A Pastor’s Turn Fighting For Ukraine

PISKY, Ukraine -- Sergei I. Reuta was in many ways typical of the 15,000 to 18,000 volunteers who, loosely organized in about 30 battalions, have emerged as the backbone of the Ukrainian military in the war in southeastern Ukraine.

Sergei I. Reuta (R), and other Ukrainian army soldiers in Pervomaiske, Ukraine.

Fired by a religious passion and a desire to remake their country, Mr. Reuta and others like him have left behind families and careers to join groups like his Dnipro-1 battalion — named for the city it came from, Dnepropetrovsk.

“I understood that as a Christian I should defend the land where God put me,” Mr. Reuta, a Pentecostal minister, said in an interview last month.

“And I understood there was no escape from armed conflict.”

After years of neglect, the Ukrainian Army was wormy with corruption, and its Soviet-trained senior leadership of uncertain loyalty in a conflict with Russia.

Early on, whole units defected.

Volunteers made food for the regular soldiers, gave them clothing and even weapons.

Increasingly, as the fight with rebel separatists and Russian special forces exploded in the spring and summer, they fought alongside them.

“The army is morally strong because of us,” said Mr. Reuta, who was called Padre in his unit.

“They see we are here, just like them, fighting beside them.”

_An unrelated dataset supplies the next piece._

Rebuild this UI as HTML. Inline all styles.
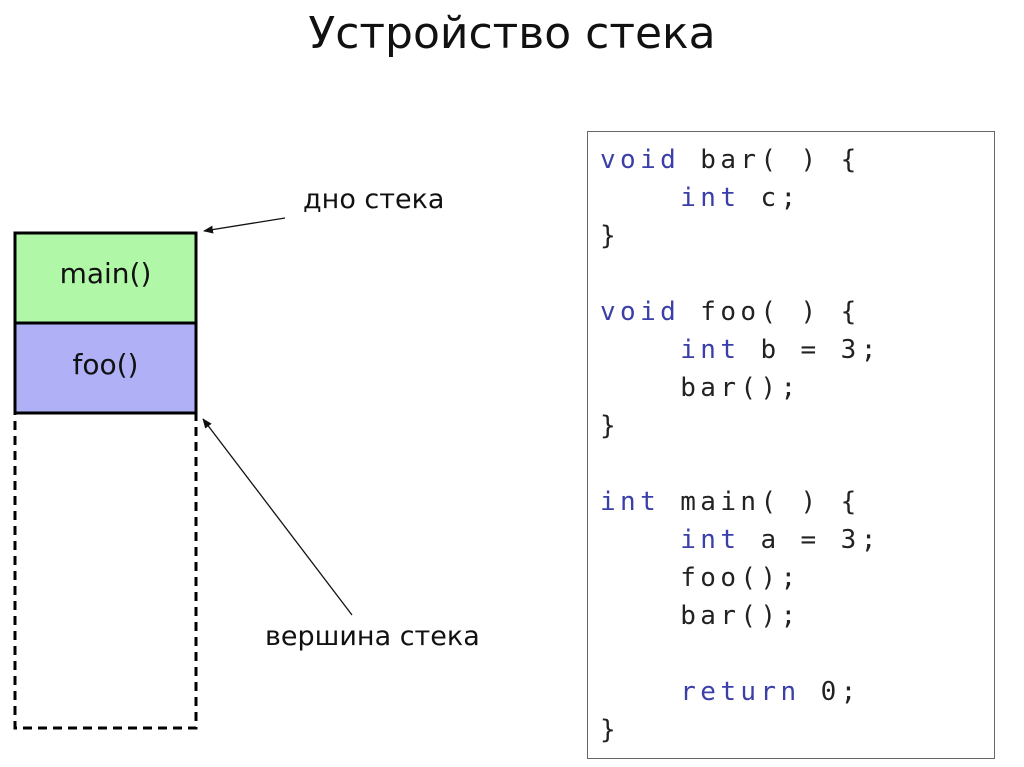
<!DOCTYPE html>
<html><head><meta charset="utf-8"><style>
body{margin:0;width:1024px;height:767px;background:#fff;position:relative;overflow:hidden;font-family:"DejaVu Sans","Liberation Sans",sans-serif}
.t{position:absolute;white-space:nowrap}
.code{position:absolute;left:587px;top:131px;width:408px;height:628px;border:1.5px solid #666;box-sizing:border-box}
.ln{position:absolute;left:12px;font-family:"DejaVu Sans Mono","Liberation Mono",monospace;font-size:26px;letter-spacing:4.4px;color:#222;white-space:pre;line-height:38px}
.k{color:#3b3fa8}
</style></head><body>
<div class="t" style="left:0;width:1024px;text-align:center;top:8px;font-size:44px;color:#111">Устройство стека</div>
<svg width="1024" height="767" style="position:absolute;left:0;top:0">
<defs><marker id="a" markerWidth="10" markerHeight="8" refX="9" refY="4" orient="auto" markerUnits="userSpaceOnUse"><path d="M0,0 L10,4 L0,8 z" fill="#111"/></marker></defs>
<rect x="15" y="233" width="181" height="90" fill="#b0f7a8" stroke="#000" stroke-width="3"/>
<rect x="15" y="323" width="181" height="90" fill="#b0b0f7" stroke="#000" stroke-width="3"/>
<rect x="15" y="413" width="181" height="315" fill="none" stroke="#000" stroke-width="3" stroke-dasharray="9,6"/>
<line x1="285" y1="218" x2="204" y2="231" stroke="#111" stroke-width="1.3" marker-end="url(#a)"/>
<line x1="352" y1="615" x2="203" y2="419" stroke="#111" stroke-width="1.3" marker-end="url(#a)"/>
</svg>
<div class="t" style="left:15px;width:181px;text-align:center;top:257px;font-size:28px;color:#111">main()</div>
<div class="t" style="left:15px;width:181px;text-align:center;top:348px;font-size:28px;color:#111">foo()</div>
<div class="t" style="left:303px;top:184px;font-size:27px;color:#111">дно стека</div>
<div class="t" style="left:265px;top:621px;font-size:27px;color:#111">вершина стека</div>
<div class="code">
<div class="ln" style="top:9px"><span class="k">void</span> bar( ) {</div>
<div class="ln" style="top:47px">    <span class="k">int</span> c;</div>
<div class="ln" style="top:85px">}</div>
<div class="ln" style="top:161px"><span class="k">void</span> foo( ) {</div>
<div class="ln" style="top:199px">    <span class="k">int</span> b = 3;</div>
<div class="ln" style="top:237px">    bar();</div>
<div class="ln" style="top:275px">}</div>
<div class="ln" style="top:351px"><span class="k">int</span> main( ) {</div>
<div class="ln" style="top:389px">    <span class="k">int</span> a = 3;</div>
<div class="ln" style="top:427px">    foo();</div>
<div class="ln" style="top:465px">    bar();</div>
<div class="ln" style="top:541px">    <span class="k">return</span> 0;</div>
<div class="ln" style="top:579px">}</div>
</div>
</body></html>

Recently, Mr. Reuta talked at length about why he had set aside his work as a pastor to put on camouflage and pick up a Kalashnikov rifle.

Last spring, he said, men he is certain were Russians came to his hometown in eastern Ukraine and beat up members of his congregation.

“It was clear from their speech, from their behavior, that they were Russians, and they said they came to bring order to our region,” he said.

Russian soldiers had already occupied Crimea.

Mr. Reuta said he had nothing against Russians or the Russian language.

His was not on a nationalistic crusade he said, which put him and members of Dnipro-1 at odds with many others in the volunteer battalions, who come largely from areas of western Ukraine.

Mr. Reuta had spoken Russian his whole life.

In Dnipro-1, Russian is the language of commands, radio traffic and banter, even as its members fight the Russian-backed separatists.

Mr. Reuta said he was fighting to oppose repressive Russian politics, particularly restrictions on religious freedom.

“This is not just Putin, but a thought process,” of Soviet-style leadership, he said, that must be resisted.

“The group of men around Putin, those who whisper in his ear, they think the same way. It’s an old idea” revived today, he continued.

The militias, though, are a mixed lot.

Rights groups accused one, Aidar, of illegal detentions and other abuses.

Incompetence has killed volunteers and civilians alike.

In May, Dnipro-1 soldiers shot two unarmed, pro-Russian protesters.

Another group, Azov, stained the new Ukrainian government’s reputation using a “wolf angel,” a Swastika-like symbol, on a flag.

One Azov nationalist fights with “SS” inked on his helmet.

“We have a cross-section of Ukraine,” in the militias, said Mr. Reuta, 44, with a slight paunch and salt-and-pepper beard.

Like others in his unit, he spent a good deal of time roasting and grilling food on a campfire at his position, called The Bridge, a sandbagged refuge under a freeway overpass where he often held court.

At one point recently, he poked from the coals his specialty, potatoes roasted in aluminum foil together with bacon and pickles, a diabolically tasty mix.

To get to the hideaway by car, soldiers in the Dnipro-1 volunteer militia accelerated along an open stretch of road exposed to the pro-Russian lines, the windows of their cars rolled down, Kalashnikovs pointing out.

If they made it through, they coasted to a stop under the safety of the overpass. 

Once there, they took off their gloves and flexed their cold-stiffened fingers.

Regular army soldiers rumbled in on tanks, then piled out to see what was cooking.

Reporters covering this part of the front near the contested Donetsk airport at times became stranded at this waypoint, for hours or overnight if no rides could be found.

Mr. Reuta played host, shaking out dusty sleeping bags, offering up roasted potatoes.

He said that several middle-aged men in his congregation back home had volunteered to join the paramilitaries, and some had died.

“Who else, if not us?” said Mr. Reuta, whose wife and three children had sought the safety of Kiev.

“Should we send the young men, those who have not yet gotten to know God?”

On the night of Nov. 22, Mr. Reuta was deployed in the village of Pisky along with Grigory V. Matiash, a veteran of the street protests in Kiev.

They had taken shelter in an abandoned house near the neutral zone between the warring lines, when a barrage began.

As the shells came in, announcing themselves with whistles and booms, the room where Mr. Reuta was crouching took a direct hit, killing him.

Mr. Matiash, who was in another room, was unscathed.

“We all respected him,” Mr. Matiash said of Mr. Reuta.